Work to complete
Write out each line that follows exactly as it stands, without the pictures.

--- Start of Provided records ---

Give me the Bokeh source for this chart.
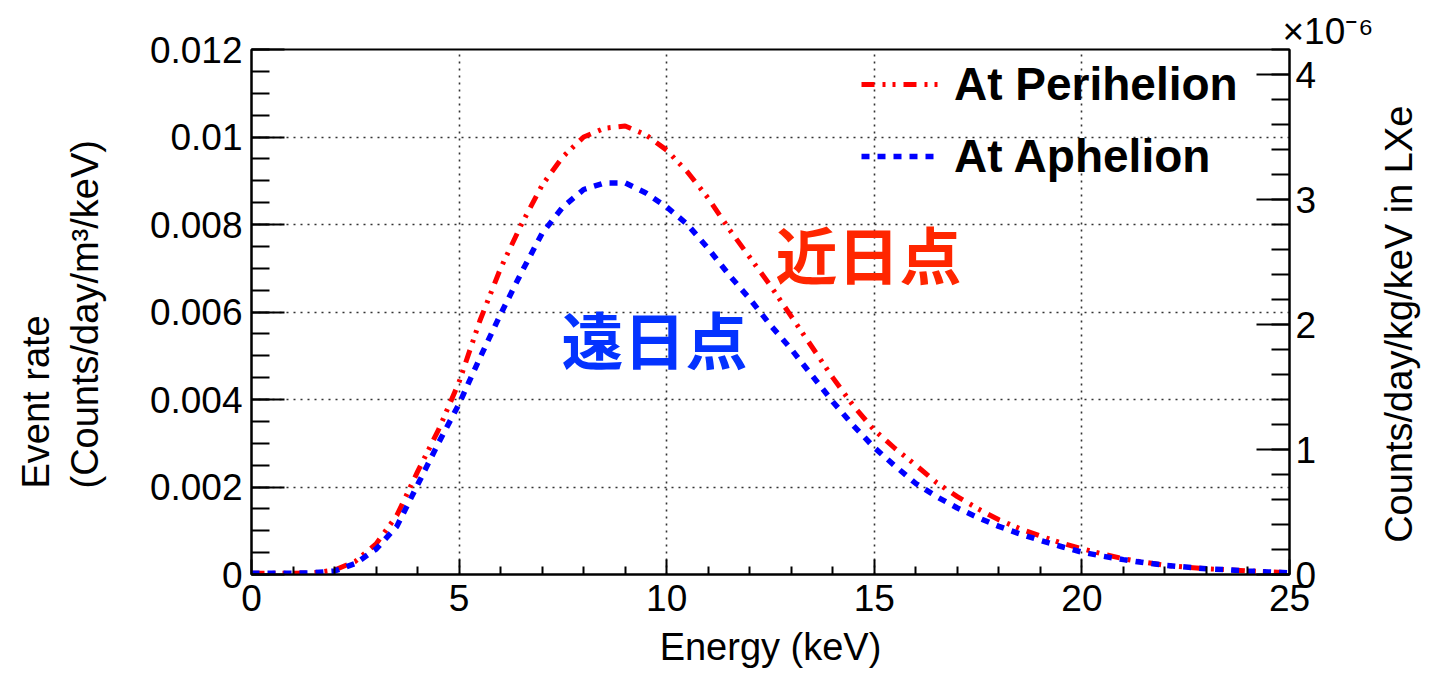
import math
from bokeh.plotting import figure
from bokeh.models import Range1d, LinearAxis, FixedTicker, Legend, LegendItem, Label, Title
from bokeh.embed import file_html
from bokeh.resources import INLINE

# ---------------- data ----------------
energy_kev = [0.0, 0.5, 1.0, 1.5, 2.0, 2.5, 3.0, 3.5, 4.0, 4.5,
              5.0, 5.5, 6.0, 6.5, 7.0, 7.5, 8.0, 8.5, 9.0, 9.5,
              10.0, 10.5, 11.0, 11.5, 12.0, 12.5, 13.0, 13.5, 14.0, 14.5,
              15.0, 15.5, 16.0, 16.5, 17.0, 17.5, 18.0, 18.5, 19.0, 19.5,
              20.0, 20.5, 21.0, 21.5, 22.0, 22.5, 23.0, 23.5, 24.0, 24.5, 25.0]

rate_perihelion = [0.00003, 0.00003, 0.00003, 0.00004, 0.00010, 0.00030, 0.00070, 0.00135, 0.00235, 0.00330,
                   0.00440, 0.00580, 0.00700, 0.00800, 0.00890, 0.00955, 0.01000, 0.01020, 0.01025, 0.01005,
                   0.00970, 0.00920, 0.00860, 0.00790, 0.00725, 0.00660, 0.00590, 0.00520, 0.00450, 0.00385,
                   0.00330, 0.00288, 0.00250, 0.00210, 0.00178, 0.00150, 0.00125, 0.00105, 0.00088, 0.00072,
                   0.00059, 0.00047, 0.00036, 0.00028, 0.00021, 0.00017, 0.00013, 0.00011, 0.00008, 0.00006, 0.00004]

rate_aphelion = [0.00003, 0.00003, 0.00003, 0.00004, 0.00008, 0.00025, 0.00058, 0.00110, 0.00205, 0.00300,
                 0.00390, 0.00495, 0.00595, 0.00690, 0.00780, 0.00840, 0.00880, 0.00895, 0.00895, 0.00872,
                 0.00840, 0.00800, 0.00745, 0.00685, 0.00630, 0.00570, 0.00515, 0.00455, 0.00395, 0.00340,
                 0.00290, 0.00248, 0.00208, 0.00178, 0.00152, 0.00130, 0.00110, 0.00093, 0.00078, 0.00064,
                 0.00051, 0.00042, 0.00034, 0.00027, 0.00021, 0.00017, 0.00013, 0.00011, 0.00008, 0.00006, 0.00004]

series_labels = ["At Perihelion", "At Aphelion"]
annotation_texts = ["近日点", "遠日点"]

x_ticks = [0, 5, 10, 15, 20, 25]
left_ticks = [0, 0.002, 0.004, 0.006, 0.008, 0.010, 0.012]
left_tick_labels = ["0", "0.002", "0.004", "0.006", "0.008", "0.01", "0.012"]
right_ticks = [0, 1, 2, 3, 4]
right_tick_labels = ["0", "1", "2", "3", "4"]

x_title = "Energy (keV)"
left_title_lines = ["Event rate", "(Counts/day/m³/keV)"]
right_title = "Counts/day/kg/keV in LXe"
right_multiplier = "×10⁻⁶"

# ---------------- figure ----------------
FONT = "Liberation Sans"

p = figure(width=1449, height=675, x_range=Range1d(0, 25), y_range=Range1d(0, 0.012),
           output_backend="svg", toolbar_location=None,
           min_border_left=251, min_border_right=160, min_border_top=49, min_border_bottom=101)
p.background_fill_color = "white"
p.border_fill_color = "white"
p.outline_line_color = "black"
p.outline_line_width = 2
p.extra_y_ranges = {"lxe": Range1d(0, 4.2)}

x_minor = [float(i) for i in range(26) if i % 5 != 0]
left_minor = [k * 0.0005 for k in range(25)]
right_minor = [k * 0.2 for k in range(22)]

xa = p.xaxis[0]
xa.ticker = FixedTicker(ticks=x_ticks, minor_ticks=x_minor)
ya = p.yaxis[0]
ya.ticker = FixedTicker(ticks=left_ticks, minor_ticks=left_minor)
ya.major_label_overrides = dict(zip(left_ticks, left_tick_labels))

ra = LinearAxis(y_range_name="lxe", ticker=FixedTicker(ticks=right_ticks, minor_ticks=right_minor))
ra.major_label_overrides = dict(zip(right_ticks, right_tick_labels))
p.add_layout(ra, "right")

for ax in (xa, ya, ra):
    ax.axis_line_color = "black"
    ax.axis_line_width = 2
    ax.major_tick_line_color = "black"
    ax.minor_tick_line_color = "black"
    ax.major_tick_line_width = 2
    ax.minor_tick_line_width = 2
    ax.major_tick_out = 0
    ax.minor_tick_out = 0
    ax.major_label_text_font = FONT
    ax.major_label_text_font_size = "37px"
    ax.major_label_text_color = "black"

xa.major_tick_in = 15
xa.minor_tick_in = 8
xa.major_label_standoff = 10
ya.major_tick_in = 33
ya.minor_tick_in = 18
ya.major_label_standoff = 9
ra.major_tick_in = 33
ra.minor_tick_in = 18
ra.major_label_standoff = 6

xa.axis_label = x_title
xa.axis_label_text_font = FONT
xa.axis_label_text_font_size = "38px"
xa.axis_label_text_font_style = "normal"
xa.axis_label_text_color = "black"
xa.axis_label_standoff = 12

# left axis: empty spacer label so that the two-line title sits further out
ya.axis_label = " "
ya.axis_label_text_font_size = "2px"
ya.axis_label_standoff = 35

ra.axis_label = "\u00a0\u00a0\u00a0" + right_title
ra.axis_label_text_font = FONT
ra.axis_label_text_font_size = "38px"
ra.axis_label_text_font_style = "normal"
ra.axis_label_text_color = "black"
ra.axis_label_standoff = 80
ra.axis_label_orientation = math.pi / 2
if "axis_label_align" in ra.properties():
    ra.axis_label_align = "start"

# left axis title: two lines, both starting at the same height
p.add_layout(Title(text="\n".join(left_title_lines), align="left", offset=86, standoff=0,
                   text_font=FONT, text_font_size="38px", text_font_style="normal",
                   text_color="black", text_line_height=1.19), "left")

# multiplier of the right axis
p.add_layout(Title(text=right_multiplier, align="right", offset=-84, standoff=-5,
                   text_font=FONT, text_font_size="37px", text_font_style="normal",
                   text_color="black"), "above")

# grid
p.xgrid[0].ticker = FixedTicker(ticks=x_ticks)
p.ygrid[0].ticker = FixedTicker(ticks=left_ticks)
for g in (p.xgrid[0], p.ygrid[0]):
    g.grid_line_color = "#333333"
    g.grid_line_width = 1.6
    g.grid_line_dash = "2 5"

# curves
r_peri = p.line(energy_kev, rate_perihelion, line_color="#ff0000", line_width=5,
                line_dash="13 8 3 7 3 8")
r_aph = p.line(energy_kev, rate_aphelion, line_color="#0000ff", line_width=5.5,
               line_dash="8 8")

legend = Legend(items=[LegendItem(label=series_labels[0], renderers=[r_peri]),
                       LegendItem(label=series_labels[1], renderers=[r_aph])],
                location=(610, 388), orientation="vertical",
                padding=0, margin=0, spacing=12,
                glyph_width=78, glyph_height=60, label_height=60, label_standoff=15,
                label_text_font=FONT, label_text_font_size="46px", label_text_font_style="bold",
                label_text_color="black",
                background_fill_alpha=0, border_line_alpha=0)
p.add_layout(legend, "center")

# Japanese annotations
p.add_layout(Label(x=617, y=322, x_units="screen", y_units="screen", text=annotation_texts[0],
                   text_align="center", text_baseline="middle",
                   text_font="Noto Sans CJK JP", text_font_style="bold",
                   text_font_size="62px", text_color="#ff2600"))
p.add_layout(Label(x=403, y=237, x_units="screen", y_units="screen", text=annotation_texts[1],
                   text_align="center", text_baseline="middle",
                   text_font="Noto Sans CJK JP", text_font_style="bold",
                   text_font_size="62px", text_color="#0433ff"))

open("out.html", "w").write(file_html(p, INLINE))
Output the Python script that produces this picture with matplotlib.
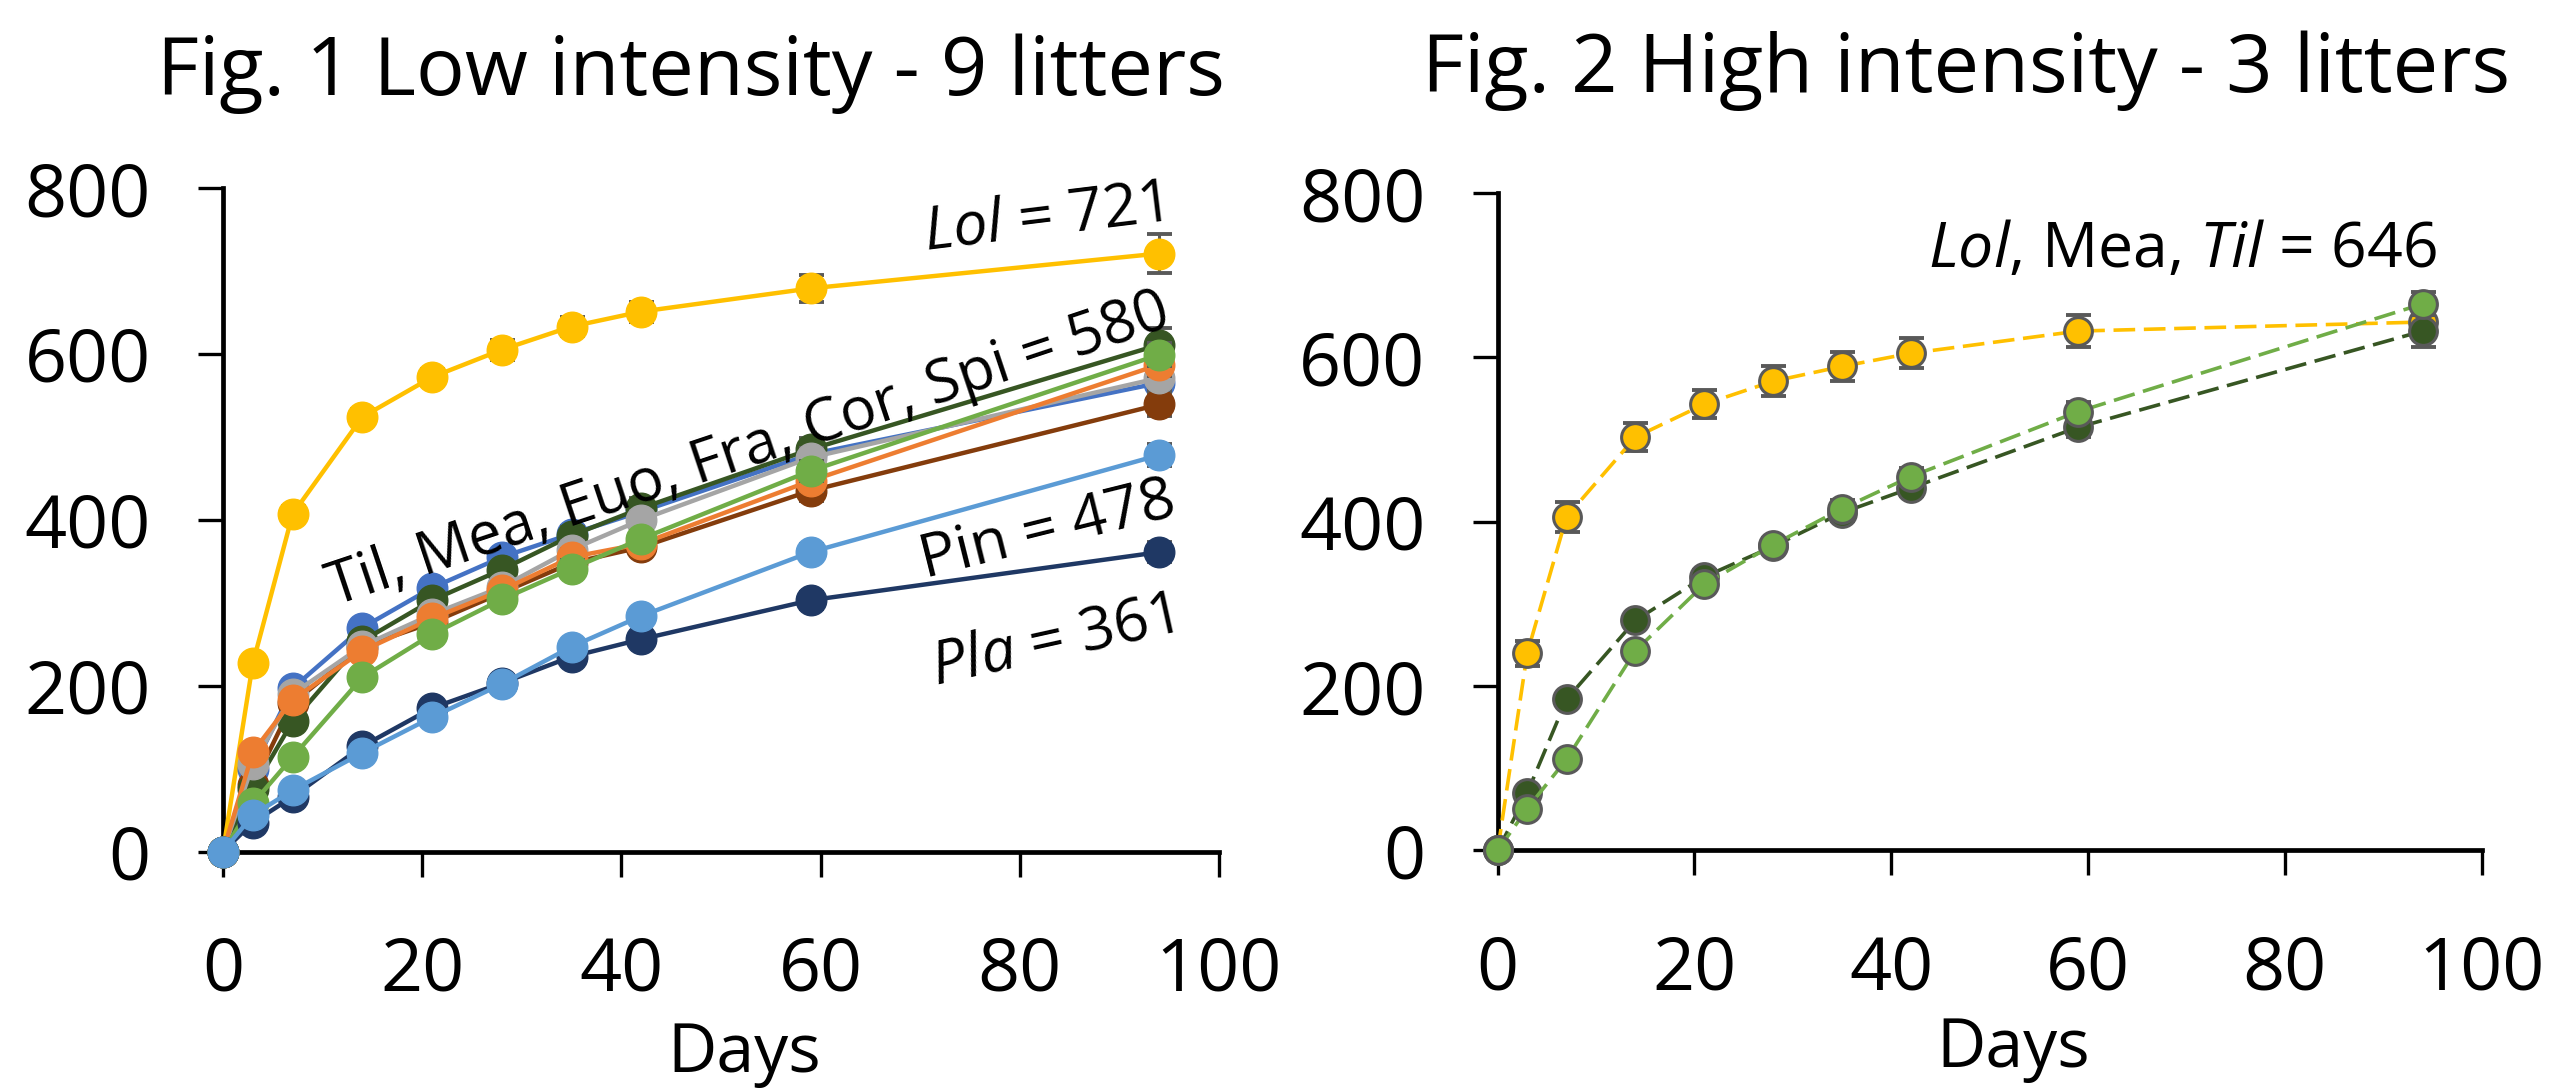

--- End of Provided records ---

Reply to the task
Give me the Bokeh source for this chart.
import math
from bokeh.plotting import figure
from bokeh.models import Range1d, LinearAxis, FixedTicker, Legend, LegendItem, Label, Title
from bokeh.embed import file_html
from bokeh.resources import INLINE

# ---------------- data ----------------
energy_kev = [0.0, 0.5, 1.0, 1.5, 2.0, 2.5, 3.0, 3.5, 4.0, 4.5,
              5.0, 5.5, 6.0, 6.5, 7.0, 7.5, 8.0, 8.5, 9.0, 9.5,
              10.0, 10.5, 11.0, 11.5, 12.0, 12.5, 13.0, 13.5, 14.0, 14.5,
              15.0, 15.5, 16.0, 16.5, 17.0, 17.5, 18.0, 18.5, 19.0, 19.5,
              20.0, 20.5, 21.0, 21.5, 22.0, 22.5, 23.0, 23.5, 24.0, 24.5, 25.0]

rate_perihelion = [0.00003, 0.00003, 0.00003, 0.00004, 0.00010, 0.00030, 0.00070, 0.00135, 0.00235, 0.00330,
                   0.00440, 0.00580, 0.00700, 0.00800, 0.00890, 0.00955, 0.01000, 0.01020, 0.01025, 0.01005,
                   0.00970, 0.00920, 0.00860, 0.00790, 0.00725, 0.00660, 0.00590, 0.00520, 0.00450, 0.00385,
                   0.00330, 0.00288, 0.00250, 0.00210, 0.00178, 0.00150, 0.00125, 0.00105, 0.00088, 0.00072,
                   0.00059, 0.00047, 0.00036, 0.00028, 0.00021, 0.00017, 0.00013, 0.00011, 0.00008, 0.00006, 0.00004]

rate_aphelion = [0.00003, 0.00003, 0.00003, 0.00004, 0.00008, 0.00025, 0.00058, 0.00110, 0.00205, 0.00300,
                 0.00390, 0.00495, 0.00595, 0.00690, 0.00780, 0.00840, 0.00880, 0.00895, 0.00895, 0.00872,
                 0.00840, 0.00800, 0.00745, 0.00685, 0.00630, 0.00570, 0.00515, 0.00455, 0.00395, 0.00340,
                 0.00290, 0.00248, 0.00208, 0.00178, 0.00152, 0.00130, 0.00110, 0.00093, 0.00078, 0.00064,
                 0.00051, 0.00042, 0.00034, 0.00027, 0.00021, 0.00017, 0.00013, 0.00011, 0.00008, 0.00006, 0.00004]

series_labels = ["At Perihelion", "At Aphelion"]
annotation_texts = ["近日点", "遠日点"]

x_ticks = [0, 5, 10, 15, 20, 25]
left_ticks = [0, 0.002, 0.004, 0.006, 0.008, 0.010, 0.012]
left_tick_labels = ["0", "0.002", "0.004", "0.006", "0.008", "0.01", "0.012"]
right_ticks = [0, 1, 2, 3, 4]
right_tick_labels = ["0", "1", "2", "3", "4"]

x_title = "Energy (keV)"
left_title_lines = ["Event rate", "(Counts/day/m³/keV)"]
right_title = "Counts/day/kg/keV in LXe"
right_multiplier = "×10⁻⁶"

# ---------------- figure ----------------
FONT = "Liberation Sans"

p = figure(width=1449, height=675, x_range=Range1d(0, 25), y_range=Range1d(0, 0.012),
           output_backend="svg", toolbar_location=None,
           min_border_left=251, min_border_right=160, min_border_top=49, min_border_bottom=101)
p.background_fill_color = "white"
p.border_fill_color = "white"
p.outline_line_color = "black"
p.outline_line_width = 2
p.extra_y_ranges = {"lxe": Range1d(0, 4.2)}

x_minor = [float(i) for i in range(26) if i % 5 != 0]
left_minor = [k * 0.0005 for k in range(25)]
right_minor = [k * 0.2 for k in range(22)]

xa = p.xaxis[0]
xa.ticker = FixedTicker(ticks=x_ticks, minor_ticks=x_minor)
ya = p.yaxis[0]
ya.ticker = FixedTicker(ticks=left_ticks, minor_ticks=left_minor)
ya.major_label_overrides = dict(zip(left_ticks, left_tick_labels))

ra = LinearAxis(y_range_name="lxe", ticker=FixedTicker(ticks=right_ticks, minor_ticks=right_minor))
ra.major_label_overrides = dict(zip(right_ticks, right_tick_labels))
p.add_layout(ra, "right")

for ax in (xa, ya, ra):
    ax.axis_line_color = "black"
    ax.axis_line_width = 2
    ax.major_tick_line_color = "black"
    ax.minor_tick_line_color = "black"
    ax.major_tick_line_width = 2
    ax.minor_tick_line_width = 2
    ax.major_tick_out = 0
    ax.minor_tick_out = 0
    ax.major_label_text_font = FONT
    ax.major_label_text_font_size = "37px"
    ax.major_label_text_color = "black"

xa.major_tick_in = 15
xa.minor_tick_in = 8
xa.major_label_standoff = 10
ya.major_tick_in = 33
ya.minor_tick_in = 18
ya.major_label_standoff = 9
ra.major_tick_in = 33
ra.minor_tick_in = 18
ra.major_label_standoff = 6

xa.axis_label = x_title
xa.axis_label_text_font = FONT
xa.axis_label_text_font_size = "38px"
xa.axis_label_text_font_style = "normal"
xa.axis_label_text_color = "black"
xa.axis_label_standoff = 12

# left axis: empty spacer label so that the two-line title sits further out
ya.axis_label = " "
ya.axis_label_text_font_size = "2px"
ya.axis_label_standoff = 35

ra.axis_label = "\u00a0\u00a0\u00a0" + right_title
ra.axis_label_text_font = FONT
ra.axis_label_text_font_size = "38px"
ra.axis_label_text_font_style = "normal"
ra.axis_label_text_color = "black"
ra.axis_label_standoff = 80
ra.axis_label_orientation = math.pi / 2
if "axis_label_align" in ra.properties():
    ra.axis_label_align = "start"

# left axis title: two lines, both starting at the same height
p.add_layout(Title(text="\n".join(left_title_lines), align="left", offset=86, standoff=0,
                   text_font=FONT, text_font_size="38px", text_font_style="normal",
                   text_color="black", text_line_height=1.19), "left")

# multiplier of the right axis
p.add_layout(Title(text=right_multiplier, align="right", offset=-84, standoff=-5,
                   text_font=FONT, text_font_size="37px", text_font_style="normal",
                   text_color="black"), "above")

# grid
p.xgrid[0].ticker = FixedTicker(ticks=x_ticks)
p.ygrid[0].ticker = FixedTicker(ticks=left_ticks)
for g in (p.xgrid[0], p.ygrid[0]):
    g.grid_line_color = "#333333"
    g.grid_line_width = 1.6
    g.grid_line_dash = "2 5"

# curves
r_peri = p.line(energy_kev, rate_perihelion, line_color="#ff0000", line_width=5,
                line_dash="13 8 3 7 3 8")
r_aph = p.line(energy_kev, rate_aphelion, line_color="#0000ff", line_width=5.5,
               line_dash="8 8")

legend = Legend(items=[LegendItem(label=series_labels[0], renderers=[r_peri]),
                       LegendItem(label=series_labels[1], renderers=[r_aph])],
                location=(610, 388), orientation="vertical",
                padding=0, margin=0, spacing=12,
                glyph_width=78, glyph_height=60, label_height=60, label_standoff=15,
                label_text_font=FONT, label_text_font_size="46px", label_text_font_style="bold",
                label_text_color="black",
                background_fill_alpha=0, border_line_alpha=0)
p.add_layout(legend, "center")

# Japanese annotations
p.add_layout(Label(x=617, y=322, x_units="screen", y_units="screen", text=annotation_texts[0],
                   text_align="center", text_baseline="middle",
                   text_font="Noto Sans CJK JP", text_font_style="bold",
                   text_font_size="62px", text_color="#ff2600"))
p.add_layout(Label(x=403, y=237, x_units="screen", y_units="screen", text=annotation_texts[1],
                   text_align="center", text_baseline="middle",
                   text_font="Noto Sans CJK JP", text_font_style="bold",
                   text_font_size="62px", text_color="#0433ff"))

open("out.html", "w").write(file_html(p, INLINE))
Output the Python script that produces this picture with matplotlib.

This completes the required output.